Leave out any pictures and transcribe all other data below exactly.

═════ INFORMATION PROVIDED ═════

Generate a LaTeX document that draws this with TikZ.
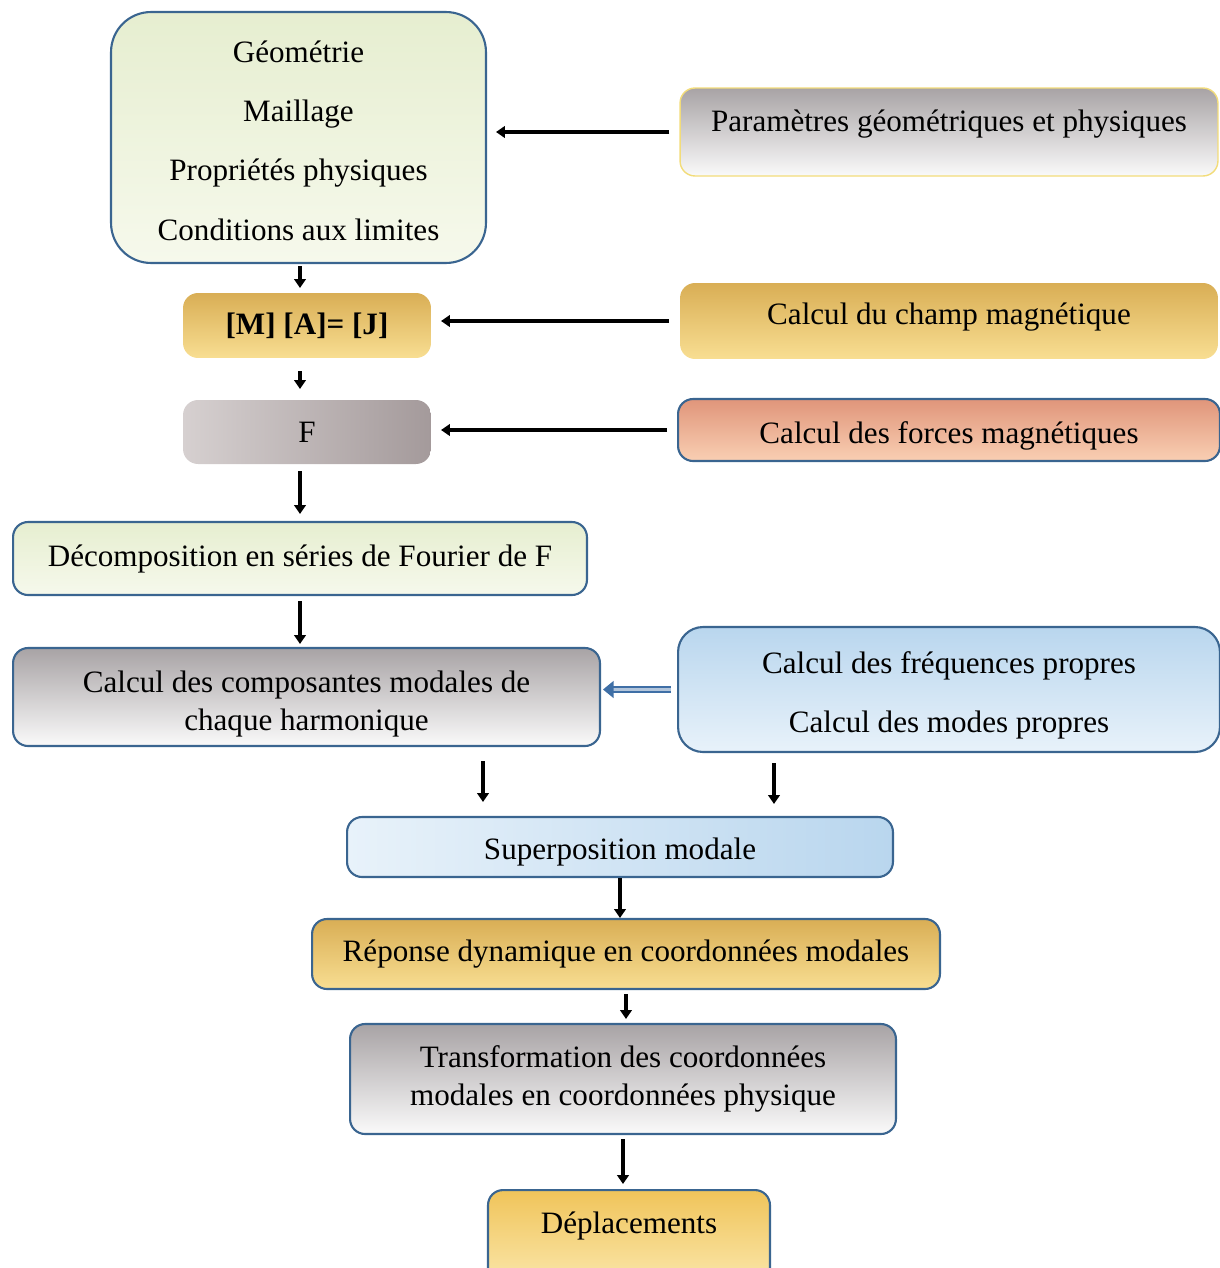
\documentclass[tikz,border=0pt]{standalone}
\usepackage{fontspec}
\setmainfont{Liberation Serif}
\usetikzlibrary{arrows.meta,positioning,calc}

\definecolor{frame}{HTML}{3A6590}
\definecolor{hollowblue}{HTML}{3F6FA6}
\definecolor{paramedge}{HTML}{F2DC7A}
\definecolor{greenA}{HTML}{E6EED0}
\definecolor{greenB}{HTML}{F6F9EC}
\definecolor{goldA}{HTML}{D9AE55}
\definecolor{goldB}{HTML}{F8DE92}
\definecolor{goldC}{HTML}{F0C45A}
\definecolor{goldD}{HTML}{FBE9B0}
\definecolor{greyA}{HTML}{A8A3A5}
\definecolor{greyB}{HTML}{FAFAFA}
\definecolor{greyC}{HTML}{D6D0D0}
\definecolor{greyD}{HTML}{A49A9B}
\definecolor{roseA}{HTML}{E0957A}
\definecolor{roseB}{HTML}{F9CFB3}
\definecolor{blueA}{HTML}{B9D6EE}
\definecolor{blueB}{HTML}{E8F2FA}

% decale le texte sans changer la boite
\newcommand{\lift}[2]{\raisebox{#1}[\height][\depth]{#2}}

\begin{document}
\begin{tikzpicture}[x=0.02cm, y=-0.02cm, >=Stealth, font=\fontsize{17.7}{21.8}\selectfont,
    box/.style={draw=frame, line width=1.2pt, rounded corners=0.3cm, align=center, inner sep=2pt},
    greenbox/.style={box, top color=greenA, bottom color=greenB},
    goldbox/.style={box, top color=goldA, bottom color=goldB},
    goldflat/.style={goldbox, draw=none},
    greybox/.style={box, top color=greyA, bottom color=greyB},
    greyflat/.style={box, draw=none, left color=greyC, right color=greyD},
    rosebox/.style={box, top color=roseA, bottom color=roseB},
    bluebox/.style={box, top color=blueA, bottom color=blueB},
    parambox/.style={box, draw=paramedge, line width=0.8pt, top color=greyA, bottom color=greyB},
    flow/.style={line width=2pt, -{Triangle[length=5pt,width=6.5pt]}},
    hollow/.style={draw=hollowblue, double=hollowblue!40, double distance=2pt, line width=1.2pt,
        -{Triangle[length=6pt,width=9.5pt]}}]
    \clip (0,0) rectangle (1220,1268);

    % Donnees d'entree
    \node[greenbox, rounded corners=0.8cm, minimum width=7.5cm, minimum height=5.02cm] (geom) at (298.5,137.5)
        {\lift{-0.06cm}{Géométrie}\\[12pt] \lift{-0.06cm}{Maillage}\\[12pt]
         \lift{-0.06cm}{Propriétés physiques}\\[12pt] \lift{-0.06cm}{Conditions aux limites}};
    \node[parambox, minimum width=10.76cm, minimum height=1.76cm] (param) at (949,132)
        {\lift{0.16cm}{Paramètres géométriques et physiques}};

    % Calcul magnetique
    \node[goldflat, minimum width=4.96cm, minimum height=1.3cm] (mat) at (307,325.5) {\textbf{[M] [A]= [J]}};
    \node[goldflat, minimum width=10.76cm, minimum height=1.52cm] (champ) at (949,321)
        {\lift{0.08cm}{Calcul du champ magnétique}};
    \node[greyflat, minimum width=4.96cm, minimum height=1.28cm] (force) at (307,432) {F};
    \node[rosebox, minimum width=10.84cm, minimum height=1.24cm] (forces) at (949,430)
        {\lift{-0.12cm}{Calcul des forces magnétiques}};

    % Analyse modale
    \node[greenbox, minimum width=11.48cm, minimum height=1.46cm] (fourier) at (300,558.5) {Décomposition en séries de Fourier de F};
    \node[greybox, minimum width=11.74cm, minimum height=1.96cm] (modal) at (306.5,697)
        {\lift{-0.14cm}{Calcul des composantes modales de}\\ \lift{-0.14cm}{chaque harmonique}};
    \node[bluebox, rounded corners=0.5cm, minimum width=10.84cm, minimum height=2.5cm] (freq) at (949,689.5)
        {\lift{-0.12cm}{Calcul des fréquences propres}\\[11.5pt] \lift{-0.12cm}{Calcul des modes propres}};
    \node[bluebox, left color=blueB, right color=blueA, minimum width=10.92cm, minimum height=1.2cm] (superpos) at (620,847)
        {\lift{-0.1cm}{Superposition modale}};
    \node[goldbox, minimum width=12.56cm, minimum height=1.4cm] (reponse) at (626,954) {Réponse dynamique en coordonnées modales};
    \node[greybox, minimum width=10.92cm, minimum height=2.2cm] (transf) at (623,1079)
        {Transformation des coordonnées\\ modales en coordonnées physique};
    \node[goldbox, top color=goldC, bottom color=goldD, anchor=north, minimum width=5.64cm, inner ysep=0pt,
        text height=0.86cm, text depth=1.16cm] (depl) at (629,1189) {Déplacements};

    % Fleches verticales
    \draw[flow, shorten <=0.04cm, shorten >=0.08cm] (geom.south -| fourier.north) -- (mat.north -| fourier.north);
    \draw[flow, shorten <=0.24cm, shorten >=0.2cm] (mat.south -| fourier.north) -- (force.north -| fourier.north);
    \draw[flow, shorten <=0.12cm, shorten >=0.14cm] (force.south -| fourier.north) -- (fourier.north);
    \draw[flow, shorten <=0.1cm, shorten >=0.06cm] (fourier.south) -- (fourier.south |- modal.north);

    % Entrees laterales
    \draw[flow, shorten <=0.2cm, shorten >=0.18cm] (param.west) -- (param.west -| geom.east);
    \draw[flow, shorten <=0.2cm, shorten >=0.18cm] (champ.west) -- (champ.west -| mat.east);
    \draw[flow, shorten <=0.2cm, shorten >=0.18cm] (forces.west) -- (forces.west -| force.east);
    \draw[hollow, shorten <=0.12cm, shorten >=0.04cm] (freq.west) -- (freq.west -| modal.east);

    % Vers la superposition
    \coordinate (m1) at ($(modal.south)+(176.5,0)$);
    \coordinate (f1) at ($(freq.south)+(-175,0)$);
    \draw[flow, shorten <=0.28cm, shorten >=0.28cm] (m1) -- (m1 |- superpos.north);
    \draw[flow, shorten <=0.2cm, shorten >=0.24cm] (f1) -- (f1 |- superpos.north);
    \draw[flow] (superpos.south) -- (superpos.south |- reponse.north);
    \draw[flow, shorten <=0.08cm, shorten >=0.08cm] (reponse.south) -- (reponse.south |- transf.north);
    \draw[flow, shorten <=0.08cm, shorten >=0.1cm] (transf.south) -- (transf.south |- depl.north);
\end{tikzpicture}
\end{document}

═════

RESULT OF THE EXERCISE
Generate a LaTeX document that draws this with TikZ.
\documentclass[tikz,border=0pt]{standalone}
\usepackage{fontspec}
\setmainfont{Liberation Serif}
\usetikzlibrary{arrows.meta,positioning,calc}

\definecolor{frame}{HTML}{3A6590}
\definecolor{hollowblue}{HTML}{3F6FA6}
\definecolor{paramedge}{HTML}{F2DC7A}
\definecolor{greenA}{HTML}{E6EED0}
\definecolor{greenB}{HTML}{F6F9EC}
\definecolor{goldA}{HTML}{D9AE55}
\definecolor{goldB}{HTML}{F8DE92}
\definecolor{goldC}{HTML}{F0C45A}
\definecolor{goldD}{HTML}{FBE9B0}
\definecolor{greyA}{HTML}{A8A3A5}
\definecolor{greyB}{HTML}{FAFAFA}
\definecolor{greyC}{HTML}{D6D0D0}
\definecolor{greyD}{HTML}{A49A9B}
\definecolor{roseA}{HTML}{E0957A}
\definecolor{roseB}{HTML}{F9CFB3}
\definecolor{blueA}{HTML}{B9D6EE}
\definecolor{blueB}{HTML}{E8F2FA}

% decale le texte sans changer la boite
\newcommand{\lift}[2]{\raisebox{#1}[\height][\depth]{#2}}

\begin{document}
\begin{tikzpicture}[x=0.02cm, y=-0.02cm, >=Stealth, font=\fontsize{17.7}{21.8}\selectfont,
    box/.style={draw=frame, line width=1.2pt, rounded corners=0.3cm, align=center, inner sep=2pt},
    greenbox/.style={box, top color=greenA, bottom color=greenB},
    goldbox/.style={box, top color=goldA, bottom color=goldB},
    goldflat/.style={goldbox, draw=none},
    greybox/.style={box, top color=greyA, bottom color=greyB},
    greyflat/.style={box, draw=none, left color=greyC, right color=greyD},
    rosebox/.style={box, top color=roseA, bottom color=roseB},
    bluebox/.style={box, top color=blueA, bottom color=blueB},
    parambox/.style={box, draw=paramedge, line width=0.8pt, top color=greyA, bottom color=greyB},
    flow/.style={line width=2pt, -{Triangle[length=5pt,width=6.5pt]}},
    hollow/.style={draw=hollowblue, double=hollowblue!40, double distance=2pt, line width=1.2pt,
        -{Triangle[length=6pt,width=9.5pt]}}]
    \clip (0,0) rectangle (1220,1268);

    % Donnees d'entree
    \node[greenbox, rounded corners=0.8cm, minimum width=7.5cm, minimum height=5.02cm] (geom) at (298.5,137.5)
        {\lift{-0.06cm}{Géométrie}\\[12pt] \lift{-0.06cm}{Maillage}\\[12pt]
         \lift{-0.06cm}{Propriétés physiques}\\[12pt] \lift{-0.06cm}{Conditions aux limites}};
    \node[parambox, minimum width=10.76cm, minimum height=1.76cm] (param) at (949,132)
        {\lift{0.16cm}{Paramètres géométriques et physiques}};

    % Calcul magnetique
    \node[goldflat, minimum width=4.96cm, minimum height=1.3cm] (mat) at (307,325.5) {\textbf{[M] [A]= [J]}};
    \node[goldflat, minimum width=10.76cm, minimum height=1.52cm] (champ) at (949,321)
        {\lift{0.08cm}{Calcul du champ magnétique}};
    \node[greyflat, minimum width=4.96cm, minimum height=1.28cm] (force) at (307,432) {F};
    \node[rosebox, minimum width=10.84cm, minimum height=1.24cm] (forces) at (949,430)
        {\lift{-0.12cm}{Calcul des forces magnétiques}};

    % Analyse modale
    \node[greenbox, minimum width=11.48cm, minimum height=1.46cm] (fourier) at (300,558.5) {Décomposition en séries de Fourier de F};
    \node[greybox, minimum width=11.74cm, minimum height=1.96cm] (modal) at (306.5,697)
        {\lift{-0.14cm}{Calcul des composantes modales de}\\ \lift{-0.14cm}{chaque harmonique}};
    \node[bluebox, rounded corners=0.5cm, minimum width=10.84cm, minimum height=2.5cm] (freq) at (949,689.5)
        {\lift{-0.12cm}{Calcul des fréquences propres}\\[11.5pt] \lift{-0.12cm}{Calcul des modes propres}};
    \node[bluebox, left color=blueB, right color=blueA, minimum width=10.92cm, minimum height=1.2cm] (superpos) at (620,847)
        {\lift{-0.1cm}{Superposition modale}};
    \node[goldbox, minimum width=12.56cm, minimum height=1.4cm] (reponse) at (626,954) {Réponse dynamique en coordonnées modales};
    \node[greybox, minimum width=10.92cm, minimum height=2.2cm] (transf) at (623,1079)
        {Transformation des coordonnées\\ modales en coordonnées physique};
    \node[goldbox, top color=goldC, bottom color=goldD, anchor=north, minimum width=5.64cm, inner ysep=0pt,
        text height=0.86cm, text depth=1.16cm] (depl) at (629,1189) {Déplacements};

    % Fleches verticales
    \draw[flow, shorten <=0.04cm, shorten >=0.08cm] (geom.south -| fourier.north) -- (mat.north -| fourier.north);
    \draw[flow, shorten <=0.24cm, shorten >=0.2cm] (mat.south -| fourier.north) -- (force.north -| fourier.north);
    \draw[flow, shorten <=0.12cm, shorten >=0.14cm] (force.south -| fourier.north) -- (fourier.north);
    \draw[flow, shorten <=0.1cm, shorten >=0.06cm] (fourier.south) -- (fourier.south |- modal.north);

    % Entrees laterales
    \draw[flow, shorten <=0.2cm, shorten >=0.18cm] (param.west) -- (param.west -| geom.east);
    \draw[flow, shorten <=0.2cm, shorten >=0.18cm] (champ.west) -- (champ.west -| mat.east);
    \draw[flow, shorten <=0.2cm, shorten >=0.18cm] (forces.west) -- (forces.west -| force.east);
    \draw[hollow, shorten <=0.12cm, shorten >=0.04cm] (freq.west) -- (freq.west -| modal.east);

    % Vers la superposition
    \coordinate (m1) at ($(modal.south)+(176.5,0)$);
    \coordinate (f1) at ($(freq.south)+(-175,0)$);
    \draw[flow, shorten <=0.28cm, shorten >=0.28cm] (m1) -- (m1 |- superpos.north);
    \draw[flow, shorten <=0.2cm, shorten >=0.24cm] (f1) -- (f1 |- superpos.north);
    \draw[flow] (superpos.south) -- (superpos.south |- reponse.north);
    \draw[flow, shorten <=0.08cm, shorten >=0.08cm] (reponse.south) -- (reponse.south |- transf.north);
    \draw[flow, shorten <=0.08cm, shorten >=0.1cm] (transf.south) -- (transf.south |- depl.north);
\end{tikzpicture}
\end{document}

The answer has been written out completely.